- _Excerpted data_
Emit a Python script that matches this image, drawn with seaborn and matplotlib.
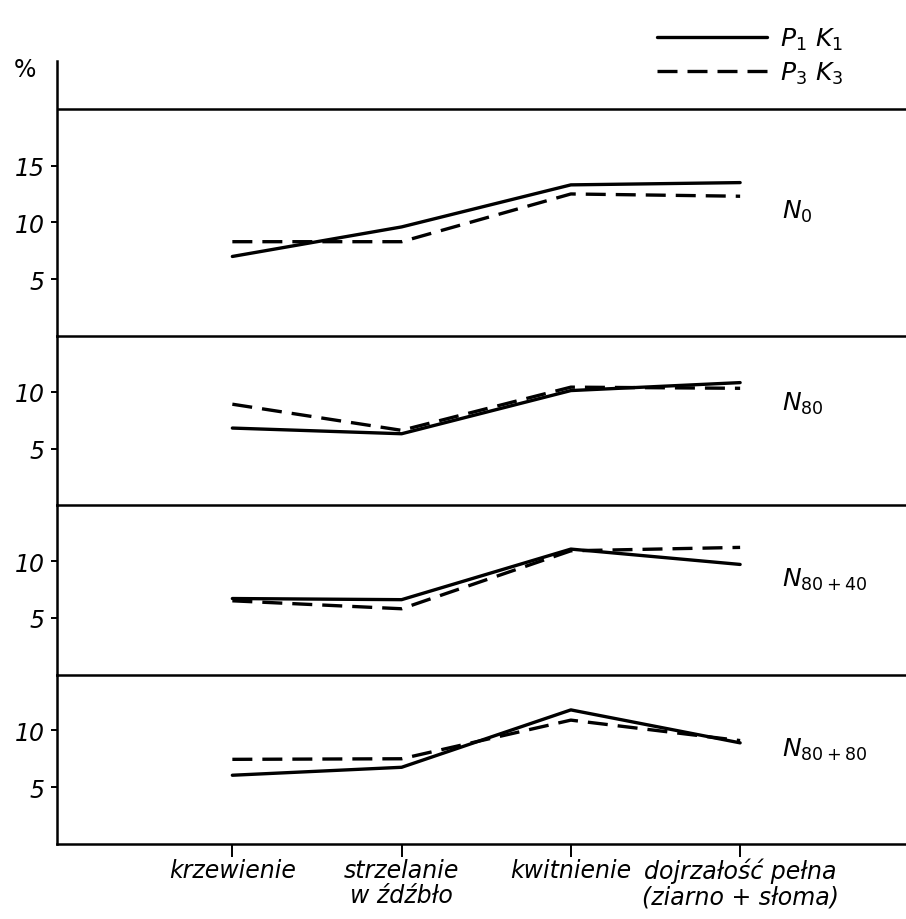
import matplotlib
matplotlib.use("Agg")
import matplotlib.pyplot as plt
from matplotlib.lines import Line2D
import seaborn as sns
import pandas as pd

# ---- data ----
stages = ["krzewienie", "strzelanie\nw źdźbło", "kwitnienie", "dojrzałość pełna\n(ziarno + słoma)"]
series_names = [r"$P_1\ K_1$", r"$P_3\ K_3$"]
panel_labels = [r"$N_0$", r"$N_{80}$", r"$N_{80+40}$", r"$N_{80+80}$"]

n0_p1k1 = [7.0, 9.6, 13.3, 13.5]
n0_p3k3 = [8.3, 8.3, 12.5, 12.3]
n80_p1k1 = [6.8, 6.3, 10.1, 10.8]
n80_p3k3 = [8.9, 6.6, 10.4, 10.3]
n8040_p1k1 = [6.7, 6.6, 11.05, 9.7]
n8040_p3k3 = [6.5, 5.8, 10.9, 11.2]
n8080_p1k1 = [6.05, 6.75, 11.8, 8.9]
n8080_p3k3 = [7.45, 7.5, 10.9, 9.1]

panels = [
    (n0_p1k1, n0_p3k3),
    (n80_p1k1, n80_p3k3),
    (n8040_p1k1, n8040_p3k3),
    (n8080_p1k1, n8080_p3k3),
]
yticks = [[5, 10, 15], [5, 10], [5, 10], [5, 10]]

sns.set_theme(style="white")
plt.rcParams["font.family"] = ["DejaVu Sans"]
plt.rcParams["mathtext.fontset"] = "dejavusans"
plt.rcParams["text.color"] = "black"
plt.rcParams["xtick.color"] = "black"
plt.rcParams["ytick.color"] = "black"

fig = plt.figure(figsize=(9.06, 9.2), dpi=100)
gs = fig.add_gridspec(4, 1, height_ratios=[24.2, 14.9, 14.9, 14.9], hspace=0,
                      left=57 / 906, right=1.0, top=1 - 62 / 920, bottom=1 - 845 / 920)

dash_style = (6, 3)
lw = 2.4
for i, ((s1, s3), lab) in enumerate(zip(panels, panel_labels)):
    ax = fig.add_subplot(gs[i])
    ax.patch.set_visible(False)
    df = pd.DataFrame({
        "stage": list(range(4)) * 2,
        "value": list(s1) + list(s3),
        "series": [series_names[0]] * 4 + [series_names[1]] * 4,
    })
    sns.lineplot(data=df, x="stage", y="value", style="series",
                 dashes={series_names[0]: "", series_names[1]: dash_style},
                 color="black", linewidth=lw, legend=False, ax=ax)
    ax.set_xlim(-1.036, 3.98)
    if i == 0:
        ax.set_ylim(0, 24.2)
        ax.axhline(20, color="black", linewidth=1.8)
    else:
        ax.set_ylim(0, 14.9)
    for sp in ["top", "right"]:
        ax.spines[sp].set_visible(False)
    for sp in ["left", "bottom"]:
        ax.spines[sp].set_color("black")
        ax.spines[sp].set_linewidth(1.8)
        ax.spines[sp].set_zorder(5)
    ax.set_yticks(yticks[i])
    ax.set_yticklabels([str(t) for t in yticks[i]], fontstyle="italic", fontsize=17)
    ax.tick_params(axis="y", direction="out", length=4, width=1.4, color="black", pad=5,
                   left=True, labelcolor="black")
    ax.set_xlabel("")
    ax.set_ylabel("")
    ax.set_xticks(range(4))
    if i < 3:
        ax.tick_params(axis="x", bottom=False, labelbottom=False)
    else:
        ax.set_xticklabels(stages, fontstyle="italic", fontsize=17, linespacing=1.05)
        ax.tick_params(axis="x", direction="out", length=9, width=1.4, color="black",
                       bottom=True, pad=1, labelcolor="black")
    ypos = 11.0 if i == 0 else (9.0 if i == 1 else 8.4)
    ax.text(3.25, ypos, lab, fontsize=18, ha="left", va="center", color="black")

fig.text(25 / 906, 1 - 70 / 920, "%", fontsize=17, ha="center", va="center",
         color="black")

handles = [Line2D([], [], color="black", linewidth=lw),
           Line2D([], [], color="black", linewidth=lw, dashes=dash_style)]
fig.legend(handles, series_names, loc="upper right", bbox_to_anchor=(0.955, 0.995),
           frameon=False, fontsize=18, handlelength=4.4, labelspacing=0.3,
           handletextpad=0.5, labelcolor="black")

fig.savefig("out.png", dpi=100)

---

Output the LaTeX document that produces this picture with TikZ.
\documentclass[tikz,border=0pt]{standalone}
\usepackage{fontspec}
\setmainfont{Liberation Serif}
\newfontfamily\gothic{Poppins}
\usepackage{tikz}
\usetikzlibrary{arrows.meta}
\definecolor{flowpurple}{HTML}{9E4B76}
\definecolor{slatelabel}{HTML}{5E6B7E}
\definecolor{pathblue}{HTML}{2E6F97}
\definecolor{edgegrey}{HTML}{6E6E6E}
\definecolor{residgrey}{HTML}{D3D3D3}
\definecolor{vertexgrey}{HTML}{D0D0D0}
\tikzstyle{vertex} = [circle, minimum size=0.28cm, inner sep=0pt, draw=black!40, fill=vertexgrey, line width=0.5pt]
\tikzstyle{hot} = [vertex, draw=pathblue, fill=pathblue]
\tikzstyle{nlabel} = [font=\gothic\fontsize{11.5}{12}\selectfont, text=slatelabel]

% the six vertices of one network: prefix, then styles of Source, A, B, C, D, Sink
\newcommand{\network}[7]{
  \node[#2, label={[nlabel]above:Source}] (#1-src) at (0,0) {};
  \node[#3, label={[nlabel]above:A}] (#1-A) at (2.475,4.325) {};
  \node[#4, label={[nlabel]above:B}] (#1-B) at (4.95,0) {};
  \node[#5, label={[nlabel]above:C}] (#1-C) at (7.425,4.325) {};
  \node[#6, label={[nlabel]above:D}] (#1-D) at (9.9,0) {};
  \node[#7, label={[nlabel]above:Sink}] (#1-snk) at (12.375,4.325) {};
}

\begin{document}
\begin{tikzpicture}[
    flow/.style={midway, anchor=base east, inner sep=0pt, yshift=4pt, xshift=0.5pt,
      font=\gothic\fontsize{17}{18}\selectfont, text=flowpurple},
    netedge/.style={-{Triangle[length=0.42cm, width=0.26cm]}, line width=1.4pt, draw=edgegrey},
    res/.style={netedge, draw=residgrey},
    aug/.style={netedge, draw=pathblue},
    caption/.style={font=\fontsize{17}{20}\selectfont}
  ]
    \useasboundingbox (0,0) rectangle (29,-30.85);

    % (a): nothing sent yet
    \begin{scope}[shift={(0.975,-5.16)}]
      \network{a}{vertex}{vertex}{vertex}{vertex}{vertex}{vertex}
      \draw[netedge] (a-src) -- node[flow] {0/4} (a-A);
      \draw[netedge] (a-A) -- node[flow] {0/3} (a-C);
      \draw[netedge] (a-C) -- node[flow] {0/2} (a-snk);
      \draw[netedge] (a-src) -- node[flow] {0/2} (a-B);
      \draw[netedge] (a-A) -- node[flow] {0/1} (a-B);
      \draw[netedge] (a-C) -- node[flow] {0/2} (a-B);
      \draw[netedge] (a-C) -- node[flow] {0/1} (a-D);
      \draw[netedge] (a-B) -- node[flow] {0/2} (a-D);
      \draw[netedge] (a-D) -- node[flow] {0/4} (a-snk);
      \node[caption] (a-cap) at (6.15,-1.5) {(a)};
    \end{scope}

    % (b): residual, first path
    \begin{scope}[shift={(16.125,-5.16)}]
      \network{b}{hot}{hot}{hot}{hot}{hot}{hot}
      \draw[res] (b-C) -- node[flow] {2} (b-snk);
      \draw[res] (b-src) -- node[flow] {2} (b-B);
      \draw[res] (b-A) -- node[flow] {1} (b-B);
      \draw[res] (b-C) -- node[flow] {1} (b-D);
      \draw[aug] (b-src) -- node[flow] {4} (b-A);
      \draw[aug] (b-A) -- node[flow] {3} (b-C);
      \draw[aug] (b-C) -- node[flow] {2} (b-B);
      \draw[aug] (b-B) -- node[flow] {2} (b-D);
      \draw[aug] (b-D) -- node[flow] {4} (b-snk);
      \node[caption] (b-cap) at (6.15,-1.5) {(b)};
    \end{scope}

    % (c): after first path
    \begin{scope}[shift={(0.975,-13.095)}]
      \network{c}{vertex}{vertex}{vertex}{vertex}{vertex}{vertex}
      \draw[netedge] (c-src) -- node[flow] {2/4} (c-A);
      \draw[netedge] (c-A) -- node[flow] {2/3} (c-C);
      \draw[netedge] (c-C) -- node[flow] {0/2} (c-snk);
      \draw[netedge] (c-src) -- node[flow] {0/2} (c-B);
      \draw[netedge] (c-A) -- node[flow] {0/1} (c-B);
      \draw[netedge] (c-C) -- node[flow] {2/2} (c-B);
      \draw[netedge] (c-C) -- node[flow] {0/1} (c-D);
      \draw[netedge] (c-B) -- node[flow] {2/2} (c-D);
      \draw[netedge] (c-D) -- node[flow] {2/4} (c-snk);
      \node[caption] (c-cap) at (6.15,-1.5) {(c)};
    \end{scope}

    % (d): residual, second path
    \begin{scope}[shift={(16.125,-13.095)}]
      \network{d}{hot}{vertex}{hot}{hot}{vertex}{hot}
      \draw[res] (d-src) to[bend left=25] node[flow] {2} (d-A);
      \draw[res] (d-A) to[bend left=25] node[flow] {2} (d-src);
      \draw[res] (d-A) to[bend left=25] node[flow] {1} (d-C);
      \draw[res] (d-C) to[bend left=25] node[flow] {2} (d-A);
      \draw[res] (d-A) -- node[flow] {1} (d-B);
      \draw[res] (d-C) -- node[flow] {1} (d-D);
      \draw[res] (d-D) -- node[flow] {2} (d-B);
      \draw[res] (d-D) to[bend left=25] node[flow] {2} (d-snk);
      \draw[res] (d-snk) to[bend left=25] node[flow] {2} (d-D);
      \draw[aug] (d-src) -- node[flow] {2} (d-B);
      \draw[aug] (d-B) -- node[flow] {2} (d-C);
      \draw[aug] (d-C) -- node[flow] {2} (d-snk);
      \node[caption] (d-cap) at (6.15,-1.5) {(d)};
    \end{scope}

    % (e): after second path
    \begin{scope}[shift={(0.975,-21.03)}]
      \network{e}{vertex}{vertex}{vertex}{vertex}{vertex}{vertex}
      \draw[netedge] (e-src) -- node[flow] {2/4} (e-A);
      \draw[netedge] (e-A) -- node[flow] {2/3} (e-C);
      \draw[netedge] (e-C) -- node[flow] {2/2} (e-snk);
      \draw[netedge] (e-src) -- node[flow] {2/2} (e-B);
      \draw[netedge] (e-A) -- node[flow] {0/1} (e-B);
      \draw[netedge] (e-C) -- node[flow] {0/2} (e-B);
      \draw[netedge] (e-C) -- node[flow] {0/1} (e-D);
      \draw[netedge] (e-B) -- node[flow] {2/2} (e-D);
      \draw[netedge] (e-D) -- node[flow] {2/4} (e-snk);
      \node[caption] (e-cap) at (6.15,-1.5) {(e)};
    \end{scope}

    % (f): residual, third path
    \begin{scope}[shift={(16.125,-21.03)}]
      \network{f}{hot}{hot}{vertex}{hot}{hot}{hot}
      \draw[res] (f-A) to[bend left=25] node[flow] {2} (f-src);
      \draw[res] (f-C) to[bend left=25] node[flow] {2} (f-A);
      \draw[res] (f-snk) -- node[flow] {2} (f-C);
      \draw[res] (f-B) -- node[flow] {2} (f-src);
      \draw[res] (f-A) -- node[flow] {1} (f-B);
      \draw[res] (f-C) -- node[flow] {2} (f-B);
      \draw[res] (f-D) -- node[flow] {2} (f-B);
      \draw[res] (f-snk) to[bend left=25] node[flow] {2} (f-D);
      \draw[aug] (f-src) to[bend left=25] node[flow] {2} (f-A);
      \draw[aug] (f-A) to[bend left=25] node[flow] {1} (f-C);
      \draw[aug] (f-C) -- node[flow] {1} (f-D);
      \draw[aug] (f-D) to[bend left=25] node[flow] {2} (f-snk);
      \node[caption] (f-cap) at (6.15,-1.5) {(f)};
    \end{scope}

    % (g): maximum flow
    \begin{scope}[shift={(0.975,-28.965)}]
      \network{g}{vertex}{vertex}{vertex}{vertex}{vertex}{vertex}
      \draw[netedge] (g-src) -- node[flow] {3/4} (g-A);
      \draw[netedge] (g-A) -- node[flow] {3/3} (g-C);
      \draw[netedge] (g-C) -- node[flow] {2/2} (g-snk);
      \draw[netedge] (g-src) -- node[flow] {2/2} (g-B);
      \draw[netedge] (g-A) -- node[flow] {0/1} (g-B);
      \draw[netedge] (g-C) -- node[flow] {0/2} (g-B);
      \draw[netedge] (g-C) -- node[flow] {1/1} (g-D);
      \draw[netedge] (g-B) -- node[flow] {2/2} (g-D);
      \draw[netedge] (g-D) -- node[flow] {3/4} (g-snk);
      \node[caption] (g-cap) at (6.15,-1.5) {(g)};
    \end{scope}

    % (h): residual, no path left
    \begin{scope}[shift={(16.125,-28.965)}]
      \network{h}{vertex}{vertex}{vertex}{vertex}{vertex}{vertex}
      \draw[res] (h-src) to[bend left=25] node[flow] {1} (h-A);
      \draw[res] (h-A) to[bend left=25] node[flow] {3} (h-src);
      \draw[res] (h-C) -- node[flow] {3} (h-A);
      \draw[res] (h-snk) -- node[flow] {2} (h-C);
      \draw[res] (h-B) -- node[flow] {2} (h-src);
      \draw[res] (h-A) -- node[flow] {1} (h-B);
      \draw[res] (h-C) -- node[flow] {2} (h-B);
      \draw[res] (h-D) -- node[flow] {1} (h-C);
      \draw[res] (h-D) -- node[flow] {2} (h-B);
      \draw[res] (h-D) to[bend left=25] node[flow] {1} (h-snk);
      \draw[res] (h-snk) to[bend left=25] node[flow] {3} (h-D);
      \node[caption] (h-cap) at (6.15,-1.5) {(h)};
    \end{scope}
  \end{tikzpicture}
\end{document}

---

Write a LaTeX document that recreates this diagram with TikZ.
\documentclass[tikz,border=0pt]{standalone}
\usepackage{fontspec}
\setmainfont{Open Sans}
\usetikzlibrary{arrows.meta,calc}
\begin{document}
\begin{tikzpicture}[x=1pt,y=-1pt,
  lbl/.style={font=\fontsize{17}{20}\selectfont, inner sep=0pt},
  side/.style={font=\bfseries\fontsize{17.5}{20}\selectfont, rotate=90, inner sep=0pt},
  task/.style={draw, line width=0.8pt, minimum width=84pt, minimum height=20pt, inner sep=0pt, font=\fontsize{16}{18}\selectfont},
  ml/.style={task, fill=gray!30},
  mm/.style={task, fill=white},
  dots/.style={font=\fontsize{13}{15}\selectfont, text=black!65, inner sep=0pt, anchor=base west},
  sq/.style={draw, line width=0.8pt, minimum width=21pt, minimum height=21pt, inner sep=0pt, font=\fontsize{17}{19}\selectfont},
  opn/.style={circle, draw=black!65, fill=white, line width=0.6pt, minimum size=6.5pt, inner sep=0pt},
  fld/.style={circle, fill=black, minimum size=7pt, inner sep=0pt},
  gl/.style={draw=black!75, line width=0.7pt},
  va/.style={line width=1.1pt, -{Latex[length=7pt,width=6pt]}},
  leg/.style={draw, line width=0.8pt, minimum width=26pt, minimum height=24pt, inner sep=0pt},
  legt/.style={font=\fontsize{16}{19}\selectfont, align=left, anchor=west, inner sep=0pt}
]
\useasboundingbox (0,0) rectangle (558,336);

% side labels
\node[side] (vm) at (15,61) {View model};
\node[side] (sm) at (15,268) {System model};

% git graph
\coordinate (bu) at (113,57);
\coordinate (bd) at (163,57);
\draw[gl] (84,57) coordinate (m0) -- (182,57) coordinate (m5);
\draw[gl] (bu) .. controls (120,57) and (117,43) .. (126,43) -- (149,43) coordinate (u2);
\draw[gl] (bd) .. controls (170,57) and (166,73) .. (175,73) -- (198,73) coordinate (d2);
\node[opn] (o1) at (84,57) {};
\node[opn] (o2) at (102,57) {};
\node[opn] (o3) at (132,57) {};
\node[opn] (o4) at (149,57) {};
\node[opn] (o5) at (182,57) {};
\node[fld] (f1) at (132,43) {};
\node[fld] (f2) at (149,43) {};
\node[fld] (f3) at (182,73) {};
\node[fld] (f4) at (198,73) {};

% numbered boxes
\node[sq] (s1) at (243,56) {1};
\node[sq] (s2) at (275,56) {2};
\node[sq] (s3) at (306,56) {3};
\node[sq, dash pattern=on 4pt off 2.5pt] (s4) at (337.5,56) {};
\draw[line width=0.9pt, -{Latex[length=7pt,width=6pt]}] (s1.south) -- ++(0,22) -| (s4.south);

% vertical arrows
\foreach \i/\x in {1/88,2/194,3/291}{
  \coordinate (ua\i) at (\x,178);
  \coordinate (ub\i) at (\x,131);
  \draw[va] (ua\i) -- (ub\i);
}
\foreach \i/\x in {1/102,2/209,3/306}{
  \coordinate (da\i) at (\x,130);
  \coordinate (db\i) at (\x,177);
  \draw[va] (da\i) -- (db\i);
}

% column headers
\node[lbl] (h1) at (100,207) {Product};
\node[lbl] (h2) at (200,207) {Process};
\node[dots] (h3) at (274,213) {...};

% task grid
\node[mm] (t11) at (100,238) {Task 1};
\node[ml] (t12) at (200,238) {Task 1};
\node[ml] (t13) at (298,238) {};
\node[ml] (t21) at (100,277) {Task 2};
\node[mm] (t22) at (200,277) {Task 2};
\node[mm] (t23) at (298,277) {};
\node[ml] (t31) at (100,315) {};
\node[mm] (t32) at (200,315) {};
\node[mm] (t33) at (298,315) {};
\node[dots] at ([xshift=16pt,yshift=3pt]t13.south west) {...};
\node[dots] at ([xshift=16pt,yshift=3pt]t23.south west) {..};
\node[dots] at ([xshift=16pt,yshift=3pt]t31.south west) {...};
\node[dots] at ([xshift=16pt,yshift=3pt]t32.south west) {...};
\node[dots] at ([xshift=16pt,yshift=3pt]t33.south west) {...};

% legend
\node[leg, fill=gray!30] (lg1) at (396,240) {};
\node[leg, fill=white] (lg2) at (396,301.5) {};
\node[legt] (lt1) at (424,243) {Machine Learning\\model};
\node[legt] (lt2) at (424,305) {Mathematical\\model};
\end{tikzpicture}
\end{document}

- _What is required_
Where a line of the records above holds the word "with", copy that line.

- _Task response_
Emit a Python script that matches this image, drawn with seaborn and matplotlib.
Output the LaTeX document that produces this picture with TikZ.
Write a LaTeX document that recreates this diagram with TikZ.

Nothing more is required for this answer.